Entfernung von der Schallquelle:
In größerer Entfernung von der Schallquelle fangen Sie mehr Raumklang ein. Je näher Sie ihr kommen, desto mehr Schärfe und Details werden hörbar. Auch hier spielt der Nahbesprechungseffekt eine große Rolle, denn je näher Sie der Schallquelle kommen, desto lauter werden die tiefen Frequenzen.
Höhe und Abstand zu Oberflächen:
Die Position des Mikrofons im Verhältnis zu anderen Oberflächen, wie dem Boden oder der Decke, wirkt sich auf die Menge der Schallreflexionen und die tiefen Frequenzen aus. Im Allgemeinen führt die Platzierung eines Mikrofons näher am Boden zu einem volleren, bassbetonteren Klang, während die Aufstellung in der Mitte des Raums diese überhöhten Frequenzen verringert.
Winkel zur Schallquelle:
Die meisten Menschen richten ein Mikrofon direkt auf die Schallquelle. Das ist eine tolle Möglichkeit, die Dinge schnell zu erledigen. Wenn Sie das Mikrofon jedoch in einem leichten Winkel zur Achse neigen, können Sie bestimmte Frequenzen subtil glätten und Schärfe reduzieren.
Mikrofonierungstechniken für verschiedene Schallquellen
Mit all diesen Informationen im Hinterkopf ist es nun an der Zeit, mit der Aufnahme zu beginnen. Hier finden Sie Tipps und Tricks zu einigen bekannten Klangquellen, und wie Sie deren Qualitäten mit einem Mikrofon optimal einfangen können. Es handelt sich dabei nur um Empfehlungen. Scheuen Sie sich nicht, zu experimentieren, um den perfekten Klang zu finden. Der Weg dorthin ist der schönste Teil!
Leadgesang:
Wählen Sie ein Mikrofon mit weichem Frequenzgang für eine natürliche, ausgewogene Gesangsaufnahme. Eine klassische Wahl ist ein Großmembram-Kondensatormikrofon mit einem Hauch von Wärme. Experimentieren Sie mit dem Nahbesprechungseffekt, um mehr Tiefe zu erzielen.
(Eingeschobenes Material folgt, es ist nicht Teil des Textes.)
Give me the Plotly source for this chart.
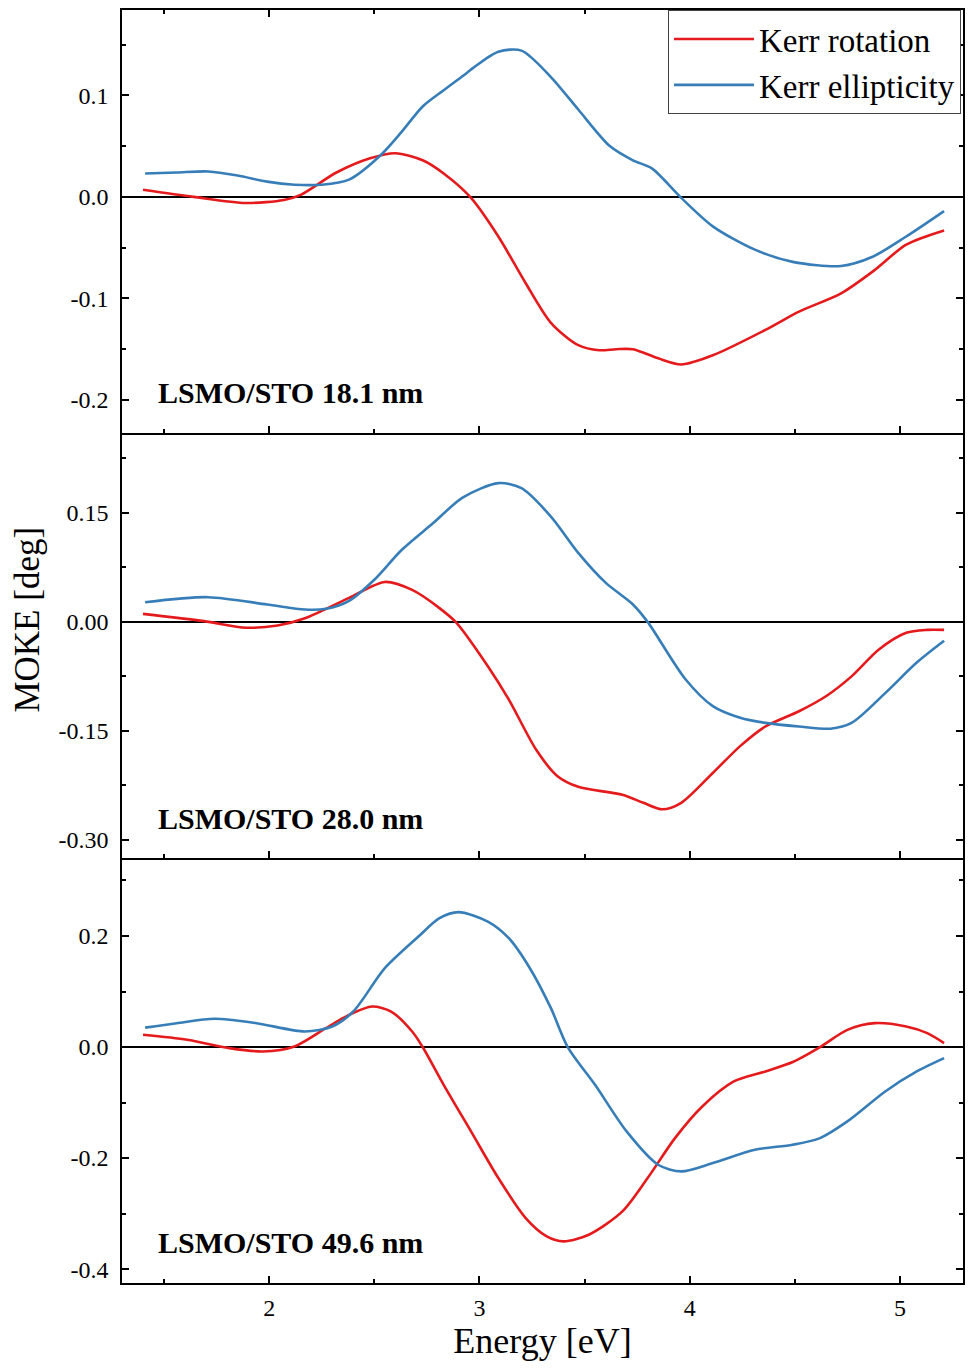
import plotly.graph_objects as go

# ---------------- data ----------------
# Panel 1: LSMO/STO 18.1 nm
e1_rot = [1.40, 1.64, 1.89, 2.07, 2.15, 2.32, 2.48, 2.60, 2.73, 2.83, 2.96, 3.09, 3.22, 3.34, 3.47, 3.57, 3.65, 3.73, 3.85, 3.96, 4.11, 4.36, 4.52, 4.72, 4.88, 5.03, 5.21]
rot1 = [0.007, 0.000, -0.006, -0.003, 0.002, 0.024, 0.038, 0.043, 0.036, 0.023, -0.001, -0.039, -0.085, -0.124, -0.146, -0.151, -0.150, -0.150, -0.159, -0.165, -0.156, -0.131, -0.113, -0.095, -0.072, -0.047, -0.033]
e1_ell = [1.41, 1.56, 1.71, 1.85, 1.99, 2.12, 2.25, 2.38, 2.53, 2.63, 2.73, 2.83, 2.94, 2.97, 3.09, 3.20, 3.34, 3.47, 3.62, 3.73, 3.82, 3.96, 4.11, 4.31, 4.49, 4.72, 4.87, 5.03, 5.21]
ell1 = [0.023, 0.024, 0.025, 0.021, 0.015, 0.012, 0.012, 0.017, 0.041, 0.064, 0.089, 0.105, 0.122, 0.127, 0.143, 0.144, 0.118, 0.086, 0.050, 0.036, 0.028, -0.001, -0.029, -0.052, -0.064, -0.068, -0.059, -0.039, -0.014]

# Panel 2: LSMO/STO 28.0 nm
e2_rot = [1.40, 1.69, 1.89, 2.04, 2.17, 2.38, 2.55, 2.68, 2.81, 2.89, 3.04, 3.14, 3.27, 3.37, 3.47, 3.68, 3.78, 3.87, 3.96, 4.11, 4.24, 4.36, 4.52, 4.65, 4.77, 4.90, 5.03, 5.13, 5.21]
rot2 = [0.011, 0.001, -0.008, -0.005, 0.005, 0.033, 0.055, 0.044, 0.019, -0.001, -0.061, -0.107, -0.176, -0.212, -0.227, -0.238, -0.249, -0.258, -0.249, -0.208, -0.171, -0.144, -0.123, -0.102, -0.075, -0.038, -0.015, -0.011, -0.011]
e2_ell = [1.41, 1.71, 1.99, 2.17, 2.27, 2.38, 2.50, 2.63, 2.78, 2.92, 3.09, 3.20, 3.34, 3.47, 3.60, 3.73, 3.80, 3.98, 4.11, 4.24, 4.36, 4.52, 4.67, 4.77, 4.93, 5.08, 5.21]
ell2 = [0.027, 0.034, 0.024, 0.017, 0.018, 0.029, 0.058, 0.099, 0.136, 0.171, 0.191, 0.184, 0.145, 0.095, 0.054, 0.024, 0.000, -0.079, -0.116, -0.132, -0.139, -0.144, -0.147, -0.139, -0.098, -0.056, -0.026]

# Panel 3: LSMO/STO 49.6 nm
e3_rot = [1.40, 1.61, 1.81, 1.97, 2.12, 2.27, 2.38, 2.49, 2.58, 2.68, 2.73, 2.83, 2.96, 3.09, 3.22, 3.32, 3.40, 3.52, 3.68, 3.80, 3.93, 4.06, 4.21, 4.36, 4.49, 4.62, 4.75, 4.88, 5.03, 5.13, 5.21]
rot3 = [0.022, 0.013, -0.002, -0.008, 0.001, 0.034, 0.058, 0.073, 0.064, 0.028, 0.000, -0.068, -0.152, -0.236, -0.308, -0.341, -0.350, -0.338, -0.296, -0.236, -0.164, -0.107, -0.062, -0.044, -0.027, 0.000, 0.031, 0.043, 0.037, 0.025, 0.007]
e3_ell = [1.41, 1.56, 1.74, 1.94, 2.17, 2.30, 2.40, 2.55, 2.71, 2.81, 2.90, 3.04, 3.14, 3.24, 3.34, 3.42, 3.55, 3.70, 3.85, 3.96, 4.11, 4.31, 4.49, 4.62, 4.75, 4.93, 5.08, 5.21]
ell3 = [0.035, 0.043, 0.051, 0.043, 0.028, 0.037, 0.064, 0.142, 0.199, 0.232, 0.243, 0.226, 0.196, 0.142, 0.070, 0.000, -0.068, -0.152, -0.212, -0.224, -0.209, -0.185, -0.176, -0.164, -0.134, -0.080, -0.044, -0.020]

panel_labels = ["LSMO/STO 18.1 nm", "LSMO/STO 28.0 nm", "LSMO/STO 49.6 nm"]
series_names = ["Kerr rotation", "Kerr ellipticity"]
x_ticks = [2, 3, 4, 5]
x_ticklabels = ["2", "3", "4", "5"]
y_ticks = [[0.1, 0.0, -0.1, -0.2], [0.15, 0.0, -0.15, -0.30], [0.2, 0.0, -0.2, -0.4]]
y_ticklabels = [["0.1", "0.0", "-0.1", "-0.2"], ["0.15", "0.00", "-0.15", "-0.30"], ["0.2", "0.0", "-0.2", "-0.4"]]
y_ranges = [[-0.2325, 0.184], [-0.325, 0.26], [-0.425, 0.3405]]
y_minor = [0.05, 0.075, 0.1]

RED = "#e41a1c"
BLUE = "#377eb8"
FONT = "Liberation Serif"

fig = go.Figure()
data = [(e1_rot, rot1, e1_ell, ell1), (e2_rot, rot2, e2_ell, ell2), (e3_rot, rot3, e3_ell, ell3)]
for i, (er, r, ee, el) in enumerate(data):
    ax = "" if i == 0 else str(i + 1)
    fig.add_trace(go.Scatter(x=er, y=r, mode="lines", line=dict(color=RED, width=2.6, shape="spline", smoothing=0.8),
                             name=series_names[0], showlegend=(i == 0), xaxis="x" + ax, yaxis="y" + ax))
    fig.add_trace(go.Scatter(x=ee, y=el, mode="lines", line=dict(color=BLUE, width=2.6, shape="spline", smoothing=0.8),
                             name=series_names[1], showlegend=(i == 0), xaxis="x" + ax, yaxis="y" + ax))

H = 1273.0
domains = [[850 / H, 1.0], [425 / H, 850 / H], [0.0, 425 / H]]

layout = dict(
    width=969, height=1369,
    margin=dict(l=122, r=4, t=10, b=86),
    plot_bgcolor="white", paper_bgcolor="white",
    font=dict(family=FONT, color="black", size=24),
    legend=dict(x=0.9976, y=1.0, xanchor="right", yanchor="top",
                bordercolor="#444", borderwidth=1, bgcolor="white",
                font=dict(family=FONT, size=33), itemwidth=80,
                tracegroupgap=0),
    showlegend=True,
)

for i in range(3):
    ax = "" if i == 0 else str(i + 1)
    xa = dict(range=[1.3, 5.3], domain=[0, 1], anchor="y" + ax,
              showline=True, linecolor="black", linewidth=1.5,
              mirror="ticks" if i == 0 else False,
              ticks="inside", ticklen=7, tickwidth=1.5, tickcolor="black",
              tickvals=x_ticks, ticktext=x_ticklabels,
              showticklabels=(i == 2), showgrid=False, zeroline=False,
              minor=dict(ticks="inside", ticklen=4, tickwidth=1.5, tickcolor="black",
                         tickmode="linear", tick0=1.5, dtick=1.0, showgrid=False),
              tickfont=dict(size=24, family=FONT), ticklabelstandoff=2)
    if i > 0:
        xa["matches"] = "x"
    if i == 2:
        xa["title"] = dict(text="Energy [eV]", font=dict(size=36, family=FONT), standoff=8)
    ya = dict(range=y_ranges[i], domain=domains[i], anchor="x" + ax,
              showline=True, linecolor="black", linewidth=1.5, mirror="ticks",
              ticks="inside", ticklen=7, tickwidth=1.5, tickcolor="black",
              tickvals=y_ticks[i], ticktext=y_ticklabels[i],
              showgrid=False, zeroline=True, zerolinecolor="black", zerolinewidth=1.5,
              minor=dict(ticks="inside", ticklen=4, tickwidth=1.5, tickcolor="black",
                         tickmode="linear", tick0=y_minor[i], dtick=2 * y_minor[i], showgrid=False),
              tickfont=dict(size=24, family=FONT), ticklabelstandoff=7)
    layout["xaxis" + ax] = xa
    layout["yaxis" + ax] = ya

annotations = []
label_y = [0.0946, 0.094, 0.096]
for i in range(3):
    ax = "" if i == 0 else str(i + 1)
    annotations.append(dict(text="<b>" + panel_labels[i] + "</b>", xref="x" + ax + " domain", yref="y" + ax + " domain",
                            x=0.040, y=label_y[i], xanchor="left", yanchor="middle", showarrow=False,
                            font=dict(family=FONT, size=30, color="black")))
annotations.append(dict(text="MOKE [deg]", xref="paper", yref="paper", x=-0.112, y=0.521,
                        xanchor="center", yanchor="middle", textangle=-90, showarrow=False,
                        font=dict(family=FONT, size=35, color="black")))
layout["annotations"] = annotations

fig.update_layout(**layout)
fig.write_html("out.html")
Akustische Instrumente und Holzbläser:
Ein Großmembran-Kondensatormikrofon ist auch ein guter Ausgangspunkt für detaillierte Aufnahmen akustischer Instrumente. Überlegen Sie, ob der Klang des Instruments warm oder hell ist, und wählen Sie Ihr Mikrofon entsprechend aus. Auch Bändchenmikrofone glänzen hier mit einem schönen, holzigen und ausgewogenen Klang.
Drums:
Bändchen- und Kondensatormikrofone, insbesondere solche mit einer Achtercharakteristik, können als Ein-Mikrofon-Lösungen für Schlagzeug wahre Wunder bewirken. Sie können sogar ein echtes Stereomikrofon für ein besonders breites Klangbild verwenden. Experimentieren ist hier das A und O, denn Sie müssen sicherstellen, dass Sie ausreichend Punch der Bassdrum aufnehmen und gleichzeitig ausreichend Details und Höhen der Becken einfangen.
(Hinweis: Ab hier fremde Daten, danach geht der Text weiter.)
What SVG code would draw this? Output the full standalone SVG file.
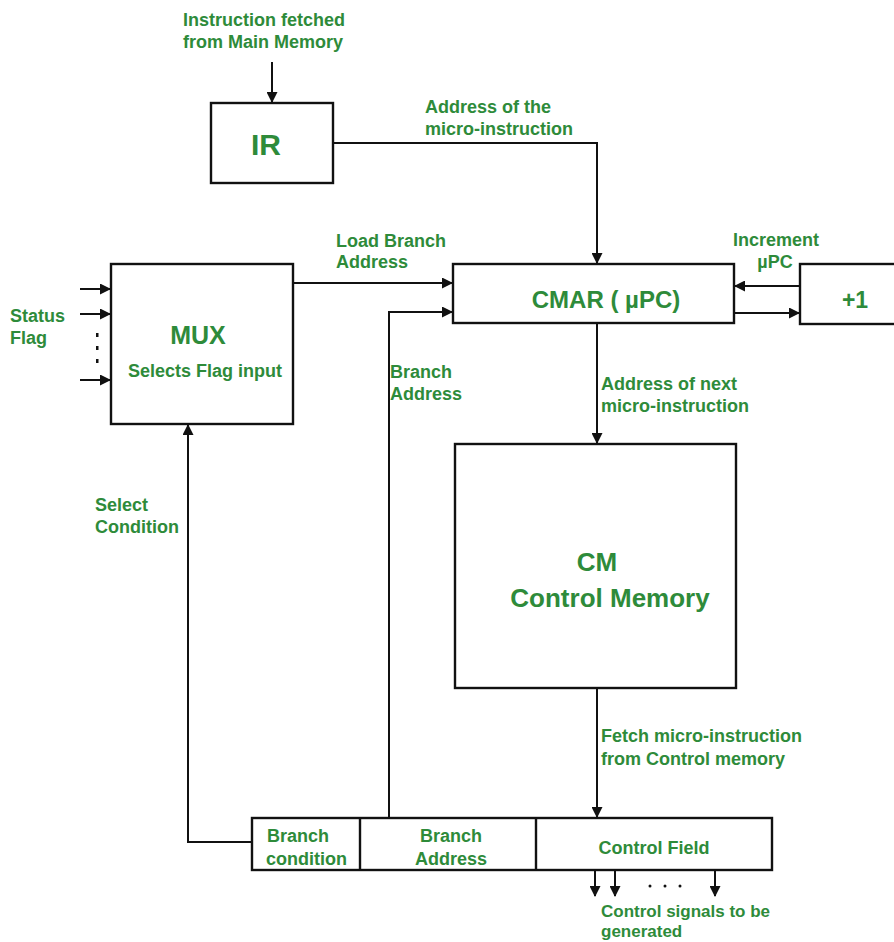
<svg xmlns="http://www.w3.org/2000/svg" width="894" height="942" viewBox="0 0 894 942">
<defs>
<marker id="ah" markerWidth="11" markerHeight="11" refX="10" refY="5.5" orient="auto" markerUnits="userSpaceOnUse">
<path d="M0,0 L11,5.5 L0,11 z" fill="#111"/>
</marker>
<style>
.box{fill:#fff;stroke:#111;stroke-width:2.4}
.ln{fill:none;stroke:#111;stroke-width:2.4}
.arr{fill:none;stroke:#111;stroke-width:2;marker-end:url(#ah)}
text{font-family:"Liberation Sans",Arial,sans-serif;font-weight:bold;fill:#2e8b3a}
.lb{font-size:18px}
.t{text-anchor:middle}
</style>
</defs>
<rect width="894" height="942" fill="#fff"/>
<g id="connectors">
<path class="arr" d="M272,62 L272,102"/>
<path class="arr" d="M333,143 L597,143 L597,263"/>
<path class="arr" d="M293,283 L452,283"/>
<path class="arr" d="M389,818 L389,312 L452,312"/>
<path class="arr" d="M252,842 L188,842 L188,425"/>
<path class="arr" d="M80,289 L110,289"/>
<path class="arr" d="M80,314 L110,314"/>
<path class="arr" d="M80,380 L110,380"/>
<path class="arr" d="M800,286 L735,286"/>
<path class="arr" d="M734,313 L799,313"/>
<path class="arr" d="M597,323 L597,443"/>
<path class="arr" d="M597,688 L597,817"/>
<path class="arr" d="M595,870 L595,896"/>
<path class="arr" d="M615,870 L615,896"/>
<path class="arr" d="M715,870 L715,896"/>
<rect x="96" y="333" width="2.5" height="4" fill="#111"/>
<rect x="96" y="346" width="2.5" height="4" fill="#111"/>
<rect x="96" y="359" width="2.5" height="4" fill="#111"/>
<circle cx="650" cy="886" r="1.5" fill="#111"/>
<circle cx="665" cy="886" r="1.5" fill="#111"/>
<circle cx="680" cy="886" r="1.5" fill="#111"/>
</g>
<g id="labels">
<text class="lb" x="183" y="26">Instruction fetched</text>
<text class="lb" x="183" y="48">from Main Memory</text>
<text class="lb" x="425" y="113">Address of the</text>
<text class="lb" x="425" y="135">micro-instruction</text>
<text class="lb" x="336" y="247">Load Branch</text>
<text class="lb" x="336" y="268">Address</text>
<text class="lb" x="733" y="246">Increment</text>
<text class="lb t" x="775" y="268">µPC</text>
<text class="lb" x="10" y="322">Status</text>
<text class="lb" x="10" y="344">Flag</text>
<text class="lb" x="390" y="378">Branch</text>
<text class="lb" x="390" y="400">Address</text>
<text class="lb" x="601" y="390">Address of next</text>
<text class="lb" x="601" y="412">micro-instruction</text>
<text class="lb" x="95" y="511">Select</text>
<text class="lb" x="95" y="533">Condition</text>
<text class="lb" x="601" y="742">Fetch micro-instruction</text>
<text class="lb" x="601" y="765">from Control memory</text>
<text class="lb" x="601" y="917" style="font-size:17px">Control signals to be</text>
<text class="lb" x="601" y="937" style="font-size:17px">generated</text>
</g>
<g id="IR">
<rect class="box" x="211" y="103" width="122" height="80"/>
<text class="t" x="266" y="155" style="font-size:30px">IR</text>
</g>
<g id="CMAR">
<rect class="box" x="453" y="264" width="281" height="59"/>
<text class="t" x="606" y="308" style="font-size:24px">CMAR ( µPC)</text>
</g>
<g id="inc">
<rect class="box" x="800" y="264" width="100" height="60"/>
<text class="t" x="855" y="308" style="font-size:23px">+1</text>
</g>
<g id="MUX">
<rect class="box" x="111" y="264" width="182" height="160"/>
<text class="t" x="198" y="344" style="font-size:25px">MUX</text>
<text class="t" x="205" y="377" style="font-size:18px">Selects Flag input</text>
</g>
<g id="CM">
<rect class="box" x="455" y="444" width="281" height="244"/>
<text class="t" x="597" y="571" style="font-size:26px">CM</text>
<text class="t" x="610" y="607" style="font-size:26px">Control Memory</text>
</g>
<g id="register">
<rect class="box" x="252" y="818" width="520" height="52"/>
<line class="ln" x1="360" y1="818" x2="360" y2="870"/>
<line class="ln" x1="536" y1="818" x2="536" y2="870"/>
<text class="lb" x="267" y="842">Branch</text>
<text class="lb" x="266" y="865">condition</text>
<text class="lb t" x="451" y="842">Branch</text>
<text class="lb t" x="451" y="865">Address</text>
<text class="lb t" x="654" y="854">Control Field</text>
</g>
</svg>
E-Gitarren-Verstärker und Blechbläser:
Ein dynamisches Mikrofon wie das Sennheiser e609, e906 oder das legendäre MD 421 ist immer eine zuverlässige Wahl für Instrumente mit einem aggressiven Klang, die sich durchsetzen müssen. Für Ein-Mikrofon-Anwendungen sollten Sie das Mikrofon jedoch nicht zu nah positionieren und einen etwas offeneren Sound wählen. Das Experimentieren mit Kondensator- und Bändchenmikrofonen verleiht Ihren Spuren ein detaillierteres Klangbild.
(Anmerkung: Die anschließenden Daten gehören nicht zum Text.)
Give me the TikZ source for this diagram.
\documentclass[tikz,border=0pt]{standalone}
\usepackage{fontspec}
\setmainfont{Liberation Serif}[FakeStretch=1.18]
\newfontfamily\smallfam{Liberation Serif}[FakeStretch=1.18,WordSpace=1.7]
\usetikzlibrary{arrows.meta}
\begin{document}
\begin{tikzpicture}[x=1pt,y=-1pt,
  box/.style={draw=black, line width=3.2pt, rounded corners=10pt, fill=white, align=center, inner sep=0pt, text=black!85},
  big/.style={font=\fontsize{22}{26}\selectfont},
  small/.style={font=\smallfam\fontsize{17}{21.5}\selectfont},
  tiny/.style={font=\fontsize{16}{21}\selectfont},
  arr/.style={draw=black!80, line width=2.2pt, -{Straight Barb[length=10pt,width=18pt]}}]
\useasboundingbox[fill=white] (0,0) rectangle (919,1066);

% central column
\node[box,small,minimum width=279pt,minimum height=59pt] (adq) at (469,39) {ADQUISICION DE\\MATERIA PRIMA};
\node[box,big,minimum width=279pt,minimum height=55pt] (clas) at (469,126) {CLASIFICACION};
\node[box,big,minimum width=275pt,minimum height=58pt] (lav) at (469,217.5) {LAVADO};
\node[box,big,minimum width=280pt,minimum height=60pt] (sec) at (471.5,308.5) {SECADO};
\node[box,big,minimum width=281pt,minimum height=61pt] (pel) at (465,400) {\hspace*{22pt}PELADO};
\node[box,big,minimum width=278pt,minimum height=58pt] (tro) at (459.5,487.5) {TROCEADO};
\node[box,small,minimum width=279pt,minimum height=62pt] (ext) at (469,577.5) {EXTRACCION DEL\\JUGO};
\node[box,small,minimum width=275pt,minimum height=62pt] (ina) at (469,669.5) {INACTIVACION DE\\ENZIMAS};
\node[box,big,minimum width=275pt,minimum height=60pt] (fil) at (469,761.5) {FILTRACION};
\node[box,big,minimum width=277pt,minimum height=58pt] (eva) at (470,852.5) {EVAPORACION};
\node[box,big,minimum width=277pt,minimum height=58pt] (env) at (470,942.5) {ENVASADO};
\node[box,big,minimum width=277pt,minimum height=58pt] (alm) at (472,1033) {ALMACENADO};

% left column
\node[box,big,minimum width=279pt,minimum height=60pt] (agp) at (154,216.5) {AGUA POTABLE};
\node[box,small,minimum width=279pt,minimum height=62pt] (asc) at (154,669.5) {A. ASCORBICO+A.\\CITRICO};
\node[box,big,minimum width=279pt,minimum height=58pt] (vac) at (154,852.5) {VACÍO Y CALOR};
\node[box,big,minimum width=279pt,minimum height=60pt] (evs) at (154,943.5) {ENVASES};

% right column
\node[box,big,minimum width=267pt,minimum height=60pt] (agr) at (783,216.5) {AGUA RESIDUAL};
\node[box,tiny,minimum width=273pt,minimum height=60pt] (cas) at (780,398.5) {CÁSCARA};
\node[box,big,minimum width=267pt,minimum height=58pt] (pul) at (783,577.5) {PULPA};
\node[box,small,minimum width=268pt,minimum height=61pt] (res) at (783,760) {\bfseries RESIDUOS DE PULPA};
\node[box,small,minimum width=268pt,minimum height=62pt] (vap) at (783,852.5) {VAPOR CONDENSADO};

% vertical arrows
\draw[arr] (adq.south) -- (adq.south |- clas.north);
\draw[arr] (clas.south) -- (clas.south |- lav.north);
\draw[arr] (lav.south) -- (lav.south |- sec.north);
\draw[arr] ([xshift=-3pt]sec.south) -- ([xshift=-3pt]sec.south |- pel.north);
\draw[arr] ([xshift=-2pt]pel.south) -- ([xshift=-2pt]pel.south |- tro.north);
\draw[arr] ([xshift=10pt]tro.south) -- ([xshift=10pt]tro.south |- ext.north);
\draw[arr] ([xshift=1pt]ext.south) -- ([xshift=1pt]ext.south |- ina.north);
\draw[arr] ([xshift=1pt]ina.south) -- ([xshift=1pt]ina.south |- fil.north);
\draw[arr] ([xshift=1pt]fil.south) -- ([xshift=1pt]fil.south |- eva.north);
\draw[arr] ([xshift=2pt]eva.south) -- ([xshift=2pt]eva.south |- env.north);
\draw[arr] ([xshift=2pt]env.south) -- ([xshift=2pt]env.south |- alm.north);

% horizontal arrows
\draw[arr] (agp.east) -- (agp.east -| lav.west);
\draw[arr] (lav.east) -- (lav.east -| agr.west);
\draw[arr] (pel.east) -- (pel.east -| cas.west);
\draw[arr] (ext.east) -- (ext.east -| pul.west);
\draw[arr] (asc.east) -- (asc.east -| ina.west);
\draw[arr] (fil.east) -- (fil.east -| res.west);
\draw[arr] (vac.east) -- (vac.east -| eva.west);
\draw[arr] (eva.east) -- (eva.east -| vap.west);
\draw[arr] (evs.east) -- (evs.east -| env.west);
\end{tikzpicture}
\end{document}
Ein-Mikrofon-Aufnahmen sind genial!
Wenn Sie Ihre Aufnahmen auf ein einziges Mikrofon reduzieren, ändert sich die Perspektive erheblich. Obwohl diese Vorgehensweise herkömmliche Mehrspur-Aufnahmen nicht in jeder Situation ersetzen kann, ist es ein unglaubliches Tool, um die Energie einzufangen, einen konsistenten Klang zu erzielen oder einfach nur klangliche Inspiration außerhalb der üblichen Methoden zu finden. Das ist alles andere als ein Handicap, sondern kann eine Welt neuer Mikrofonierungstechniken und Arrangement-Ideen eröffnen und gleichzeitig einen kraftvollen und fesselnden Mix liefern.